3- Essa potencialidade deve ser cultivada, ou seja, cultivar-se como homem ou mulher significa potenciar-se como ser sexual masculino ou feminino. E cultivar-se é viver e expressar-se como sexuado.
4- A Sexualidade tem dimensões e funções.
A base teórica fundamental desta postura é a Sexologia, enquanto Ciência Humana que estuda o fato sexual.
No aspecto filosófico podemos encontrar princípios do Personalismo Humanista, na medida que o processo de sexualização é um processo vertical onde, a pessoa vai cultivando sua Sexualidade de forma consciente, autêntica e responsável.

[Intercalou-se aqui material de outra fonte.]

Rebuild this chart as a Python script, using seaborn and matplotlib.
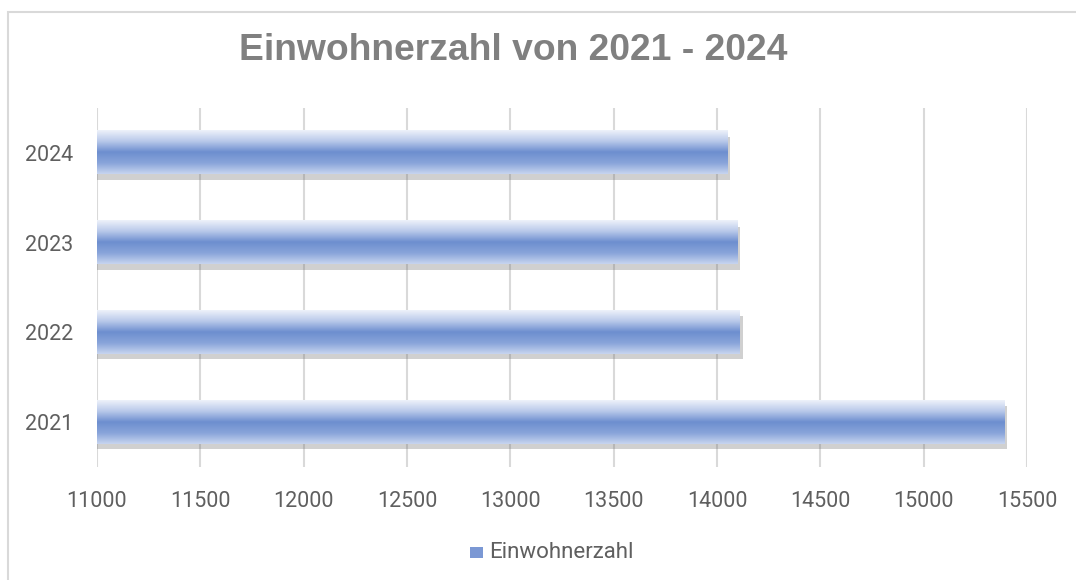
import numpy as np
import pandas as pd
import seaborn as sns
import matplotlib.pyplot as plt
import matplotlib.patheffects as pe
from matplotlib.colors import LinearSegmentedColormap
from matplotlib.patches import Rectangle

# ---- data ----
years = ['2024', '2023', '2022', '2021']
einwohner = [14050, 14100, 14110, 15390]
x_ticks = [11000, 11500, 12000, 12500, 13000, 13500, 14000, 14500, 15000, 15500]

df = pd.DataFrame({'Jahr': years, 'Einwohnerzahl': einwohner})

sns.set_theme(style='white')
plt.rcParams['font.family'] = ['Roboto', 'DejaVu Sans']

fig = plt.figure(figsize=(10.76, 5.8), dpi=100)
ax = fig.add_axes([97 / 1076, 1 - 467 / 580, 930 / 1076, 359 / 580])

# outer chart frame (Excel style)
fig.patches.append(Rectangle((8 / 1076, -0.1), 1.2, (580 - 12) / 580 + 0.1,
                             transform=fig.transFigure, fill=False,
                             edgecolor='#d9d9d9', linewidth=1.5, zorder=0))

sns.barplot(data=df, x='Einwohnerzahl', y='Jahr', orient='h', width=0.48,
            color='#6f8fd0', ax=ax, zorder=3)

x_min, x_max = 11000, 15500
ax.set_xlim(x_min, x_max)
ax.set_ylim(3.5, -0.5)

# gradient fill light -> blue -> light, plus soft shadow
grad = LinearSegmentedColormap.from_list(
    'bar', ['#eef2fa', '#b9c9ea', '#6d8ecf', '#89a4da', '#c7d5ef'])
g = np.linspace(0, 1, 256).reshape(-1, 1)
for p in ax.patches:
    p.set_path_effects([pe.SimplePatchShadow(offset=(2, -4), shadow_rgbFace='#666666', alpha=0.3),
                        pe.Normal()])
    p.set_edgecolor('none')
    y0, h = p.get_y(), p.get_height()
    x1 = p.get_x() + p.get_width()
    ax.imshow(g, cmap=grad, aspect='auto', extent=(x_min, x1, y0 + h, y0),
              zorder=4, interpolation='bilinear')

ax.set_xlim(x_min, x_max)
ax.set_ylim(3.5, -0.5)
ax.set_xticks(x_ticks)
ax.set_xticklabels([str(t) for t in x_ticks])
ax.grid(axis='x', color='#d9d9d9', linewidth=1.5, zorder=0)
ax.grid(axis='y', visible=False)
sns.despine(ax=ax, left=True, bottom=True)
ax.tick_params(axis='both', length=0, labelsize=15.5, labelcolor='#5f5f5f')
ax.tick_params(axis='y', pad=17)
ax.tick_params(axis='x', pad=17)
ax.set_xlabel('')
ax.set_ylabel('')

fig.text(513 / 1076, 1 - 50 / 580, 'Einwohnerzahl von 2021 - 2024',
         ha='center', va='center', fontsize=26.8, fontweight='bold',
         color='#808080', family=['Liberation Sans', 'DejaVu Sans'])

# legend
fig.patches.append(Rectangle((470 / 1076, 1 - 558 / 580), 13 / 1076, 11 / 580,
                             transform=fig.transFigure, facecolor='#7b98d4',
                             edgecolor='none'))
fig.text(489 / 1076, 1 - 552 / 580, 'Einwohnerzahl', ha='left', va='center',
         fontsize=16, color='#5f5f5f')

plt.savefig('out.png', dpi=100)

Principais características:
Consiste em viver o fato de ser sexuado com suas implicações, mas como uma dimensão da pessoa humana que vale a pena suscitar, promover e cultivar.
Compreender que a Sexualidade cultivada leva a uma qualidade de vida humanizada e em conseqüência mais equilibrada, agradável e feliz.
Não aceita julgamentos, qualificação ou juízos de valor, procura explorar e descobrir ou redescobrir uma dimensão natural, inerente ao ser humano.
Procura, cada vez mais, estudar, conhecer, explicar em que consiste a dinâmica e os processos da Sexualidade Humana, objetivando potenciar o ser humano enquanto ser sexuado. Ou seja, opta pelo conhecimento ao invés do julgamento e da norma.
Assume o corpo como parte da unidade pessoa, reavaliando as sensações provenientes do mesmo como meio positivo de relação e comunicação.

MODELO DE EDUCAÇÃO SEXUAL
· Reconhecer a importância e necessidade imprescindível da Educação Sexual, considerando que essa dimensão do indivíduo, como qualquer outra, deve ser estudada, conhecida, assimilada, integrada e bem vivida.
· Inicia-se com o nascimento e prolonga-se por toda vida, acompanhando e adequando-se ao processo de desenvolvimento individual.
· É da responsabilidade de todas as instâncias implicações na Educação Global do indivíduo, particularmente e a escola e a família.
· Além de transmitir a informação rigorosamente científica, sobretudo fomente atitudes positivas em relação a uma dimensão (sexual) que é constitutiva do ser, e que, portanto, é necessariamente vivida. O que, possibilita comportamentos baseados no respeito a si próprio e ao outro, na responsabilidade pela conduta sexual e na capacidade de realizar escolhas livres, conscientes e autênticas.
· Compreende que a Educação Sexual, se não a única, é a principal forma de possibilitar uma mudança de atitudes: da proibição e permissividade para aquela desejável de cultivo.